Companies are social systems and they develop down some path. I think it can be the case that everyone in them sees some subset of the dysfuntions and cannot stop them and everyone is incentivised not to.
This is why startups have a chance, right? If the larger companies were also efficient it would be impossible to beat them at anything.
Why a mere number like a headcount should matter at all knowing fully well that it can be gamed? Shouldn't the motivation be get "more done with less"? This way the manager would be incentivized to gather only the best in his team and the best will only agree to go with him if he is really good at his job.
I think it truly is harder to manage larger numbers of people - absolutely requires skills that aren't so critical in a small team. There's too much complexity to micromanage so for one thing you need to be good at picking out leaders who can help you keep on top of it all and you need to lead them to solutions without being able to dive into the details like you might have as a developer. I think it's bloody difficult and I'm only one level up now.

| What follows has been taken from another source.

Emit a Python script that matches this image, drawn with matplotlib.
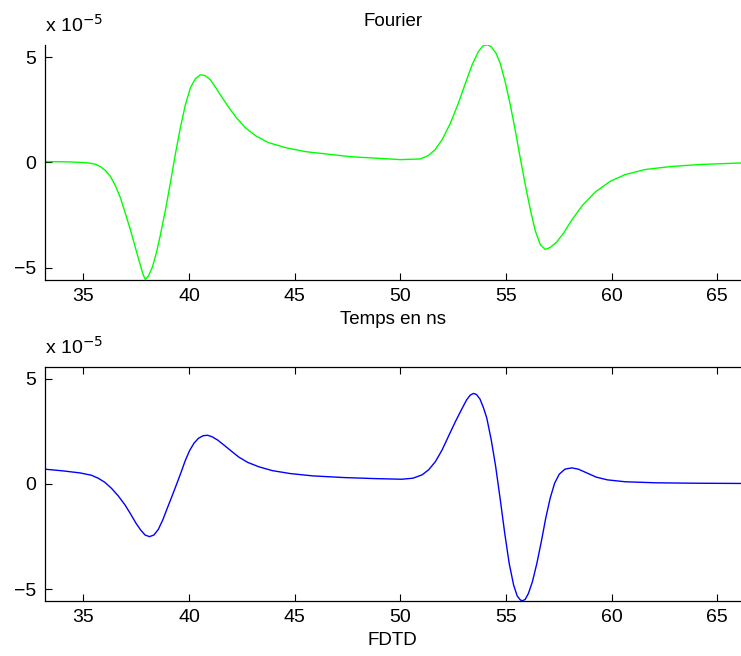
import numpy as np
import matplotlib
matplotlib.use("Agg")
import matplotlib.pyplot as plt

plt.rcParams['font.family'] = ['Liberation Sans', 'DejaVu Sans']

# ---------------- data (values in units of 1e-5) ----------------

t_fourier = [33.2, 34.39, 35.0, 35.33, 35.6, 35.8, 36.04, 36.28, 36.51, 36.75, 36.99, 37.22,
             37.46, 37.7, 37.84, 37.93, 38.07, 38.26, 38.45, 38.64, 38.88, 39.12,
             39.35, 39.59, 39.83, 40.07, 40.3, 40.54, 40.77, 41.01, 41.24, 41.48,
             41.86, 42.24, 42.66, 43.14, 43.75, 44.56, 45.5, 47.63, 50.0, 50.94,
             51.32, 51.65, 51.98, 52.36, 52.74, 53.07, 53.4, 53.69, 53.92, 54.11,
             54.3, 54.54, 54.73, 54.96, 55.2, 55.44, 55.67, 55.91, 56.15, 56.38,
             56.62, 56.85, 57.09, 57.38, 57.71, 58.13, 58.61, 59.22, 59.93, 60.64,
             61.58, 62.77, 64.19, 66.13]
v_fourier = [0.04, 0.02, -0.01, -0.04, -0.1, -0.2, -0.38, -0.66, -1.10, -1.67, -2.43, -3.18,
             -4.04, -4.89, -5.36, -5.55, -5.41, -4.99, -4.32, -3.47, -2.28, -0.96,
             0.37, 1.65, 2.74, 3.55, 3.97, 4.16, 4.11, 3.92, 3.59, 3.21,
             2.64, 2.12, 1.65, 1.27, 0.94, 0.70, 0.51, 0.27, 0.13, 0.16,
             0.32, 0.61, 1.08, 1.84, 2.79, 3.73, 4.64, 5.25, 5.54, 5.58,
             5.49, 5.16, 4.68, 3.83, 2.74, 1.51, 0.23, -1.05, -2.24, -3.23,
             -3.90, -4.13, -4.04, -3.80, -3.38, -2.71, -2.05, -1.41, -0.90, -0.58,
             -0.34, -0.20, -0.10, -0.03]

t_fdtd = [33.16, 34.01, 34.85, 35.38, 35.70, 36.01, 36.33, 36.65, 36.97, 37.24,
          37.49, 37.71, 37.92, 38.13, 38.34, 38.55, 38.76, 38.97, 39.19, 39.40,
          39.61, 39.82, 40.03, 40.24, 40.45, 40.67, 40.88, 41.09, 41.36, 41.66,
          42.0, 42.36, 42.78, 43.31, 43.94, 44.79, 45.85, 47.33, 48.81, 50.07,
          50.60, 51.03, 51.34, 51.66, 51.98, 52.29, 52.61, 52.93, 53.14, 53.31,
          53.46, 53.60, 53.77, 53.94, 54.09, 54.30, 54.51, 54.73, 54.94, 55.15,
          55.36, 55.53, 55.68, 55.78, 55.91, 56.06, 56.25, 56.46, 56.67, 56.88,
          57.09, 57.30, 57.52, 57.79, 58.11, 58.42, 58.78, 59.27, 59.80, 60.64,
          62.12, 64.03, 66.10]
v_fdtd = [0.70, 0.62, 0.52, 0.41, 0.27, 0.08, -0.21, -0.57, -1.0, -1.44,
          -1.87, -2.19, -2.43, -2.51, -2.43, -2.16, -1.71, -1.16, -0.60, -0.05,
          0.51, 1.10, 1.59, 1.94, 2.17, 2.29, 2.31, 2.24, 2.08, 1.84,
          1.56, 1.27, 1.02, 0.81, 0.63, 0.49, 0.38, 0.30, 0.25, 0.22,
          0.27, 0.43, 0.67, 1.06, 1.62, 2.29, 2.97, 3.60, 4.0, 4.22,
          4.30, 4.25, 4.03, 3.60, 3.13, 2.10, 0.83, -0.76, -2.35, -3.78,
          -4.81, -5.33, -5.52, -5.56, -5.49, -5.21, -4.65, -3.78, -2.75, -1.63,
          -0.68, 0.03, 0.46, 0.70, 0.76, 0.70, 0.54, 0.32, 0.19, 0.10,
          0.05, 0.03, 0.02]

x_ticks = [35, 40, 45, 50, 55, 60, 65]
y_ticks = [-5, 0, 5]

# ---------------- figure ----------------

fig = plt.figure(figsize=(7.41, 6.56), dpi=100)
ax1 = fig.add_axes([0.0603, 0.5736, 0.9397, 0.3578])
ax2 = fig.add_axes([0.0603, 0.0838, 0.9397, 0.3572])

ax1.plot(t_fourier, v_fourier, color='#00ff00', lw=1.0)
ax2.plot(t_fdtd, v_fdtd, color='#0000ff', lw=1.0)

for ax in (ax1, ax2):
    ax.set_xlim(33.17, 66.12)
    ax.set_ylim(-5.57, 5.57)
    ax.set_xticks(x_ticks)
    ax.set_yticks(y_ticks)
    ax.set_yticklabels(['\u22125', '0', '5'])
    ax.tick_params(direction='in', length=5, width=0.8, labelsize=14, pad=6)
    ax.spines['right'].set_visible(False)
    for s in ax.spines.values():
        s.set_linewidth(0.9)
    ax.text(0.0, 1.04, r'x 10$^{-5}$',
            transform=ax.transAxes, fontsize=14, ha='left', va='bottom')

ax1.spines['top'].set_visible(False)
ax1.tick_params(top=False)
ax2.tick_params(top=True)

ax1.set_title('Fourier', fontsize=13.5, pad=14)
ax1.set_xlabel('Temps en ns', fontsize=13.5, labelpad=4)
ax2.set_xlabel('FDTD', fontsize=13.5, labelpad=4)

fig.savefig('out.png', dpi=100)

That said, I also think some people like to make solutions overly complicated which ends up requiring lots of people. In some companies the simple solution (e.g. django and postgres) isn't seen as "enterprise ready" or whatever. So they end up with lots of people on something that could have been done more simply with 2-3. Then maintaining that takes lots of people and then everyone in the team has an interest in keeping things as complicated as possible - in selling the "we will need it one day" idea.
That also combines with impossible tasks - like "lets rewrite the complicated slow old system while keeping on adding features to it" and so on. Then there are never enough developers to do the impossible task - especially as the rewrite turns out to be complex and have issues too.
This is why startups have a chance, right? If the larger companies were also efficient it would be impossible to beat them at anything.